• _Material provided_:

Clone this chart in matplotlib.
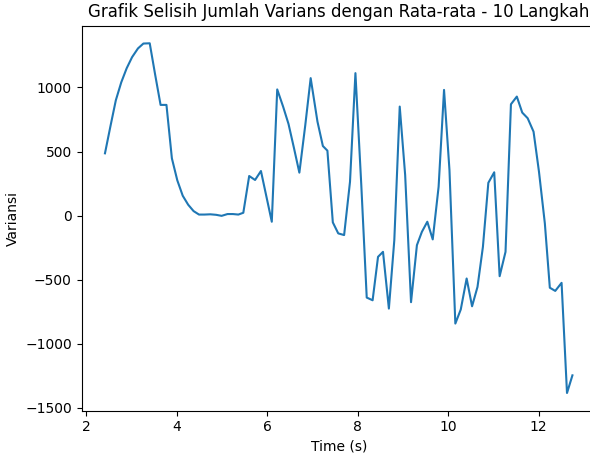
import numpy as np
import matplotlib
matplotlib.use("Agg")
import matplotlib.pyplot as plt

# waktu (detik) dan selisih varians
time_s = [2.41, 2.53, 2.65, 2.77, 2.89, 3.01, 3.14, 3.26, 3.40, 3.52,
          3.64, 3.77, 3.89, 4.01, 4.13, 4.25, 4.37, 4.49, 4.61, 4.74,
          4.87, 4.99, 5.12, 5.24, 5.36, 5.47, 5.60, 5.73, 5.86, 5.98,
          6.10, 6.22, 6.35, 6.47, 6.59, 6.71, 6.84, 6.96, 7.11, 7.23,
          7.33, 7.45, 7.57, 7.70, 7.83, 7.95, 8.08, 8.20, 8.33, 8.45,
          8.56, 8.69, 8.81, 8.93, 9.05, 9.18, 9.31, 9.42, 9.54, 9.66,
          9.79, 9.91, 10.03, 10.16, 10.28, 10.41, 10.53, 10.65, 10.77, 10.89,
          11.02, 11.14, 11.27, 11.39, 11.52, 11.64, 11.76, 11.89, 12.01, 12.14,
          12.25, 12.37, 12.51, 12.63, 12.75]

variansi = [486, 696, 900, 1040, 1150, 1237, 1305, 1343, 1345, 1100,
            864, 864, 447, 275, 155, 85, 35, 8, 8, 10,
            6, -2, 12, 12, 8, 22, 309, 278, 348, 150,
            -48, 985, 851, 715, 528, 335, 704, 1073, 734, 543,
            507, -53, -139, -152, 264, 1112, 236, -640, -661, -322,
            -283, -726, -192, 851, 317, -676, -231, -127, -48, -186,
            225, 981, 356, -843, -733, -491, -708, -557, -244, 256,
            338, -473, -283, 869, 929, 804, 760, 655, 343, -61,
            -563, -588, -525, -1385, -1247]

fig = plt.figure(figsize=(5.9, 4.55), dpi=100)
# sumbu sedikit melewati tepi kanan gambar (seperti aslinya yang terpotong)
ax = fig.add_axes([81.6 / 590, 1 - 410.5 / 455, 514.2 / 590, 384.7 / 455])

ax.plot(np.array(time_s), np.array(variansi), color="#1f77b4", linewidth=1.5)

ax.set_title("Grafik Selisih Jumlah Varians dengan Rata-rata - 10 Langkah", fontsize=12)
ax.set_xlabel("Time (s)")
ax.set_ylabel("Variansi")
ax.set_xticks([2, 4, 6, 8, 10, 12])
ax.set_yticks([-1500, -1000, -500, 0, 500, 1000])

fig.savefig("out.png", dpi=100)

• _Task to carry out_: Reproduce the material above from its first line through the line containing "12.25, 12.37, 12.51, 12.63, 12.75]", both ends included, and skip every picture.

• _The output_:
Clone this chart in matplotlib.
import numpy as np
import matplotlib
matplotlib.use("Agg")
import matplotlib.pyplot as plt

# waktu (detik) dan selisih varians
time_s = [2.41, 2.53, 2.65, 2.77, 2.89, 3.01, 3.14, 3.26, 3.40, 3.52,
          3.64, 3.77, 3.89, 4.01, 4.13, 4.25, 4.37, 4.49, 4.61, 4.74,
          4.87, 4.99, 5.12, 5.24, 5.36, 5.47, 5.60, 5.73, 5.86, 5.98,
          6.10, 6.22, 6.35, 6.47, 6.59, 6.71, 6.84, 6.96, 7.11, 7.23,
          7.33, 7.45, 7.57, 7.70, 7.83, 7.95, 8.08, 8.20, 8.33, 8.45,
          8.56, 8.69, 8.81, 8.93, 9.05, 9.18, 9.31, 9.42, 9.54, 9.66,
          9.79, 9.91, 10.03, 10.16, 10.28, 10.41, 10.53, 10.65, 10.77, 10.89,
          11.02, 11.14, 11.27, 11.39, 11.52, 11.64, 11.76, 11.89, 12.01, 12.14,
          12.25, 12.37, 12.51, 12.63, 12.75]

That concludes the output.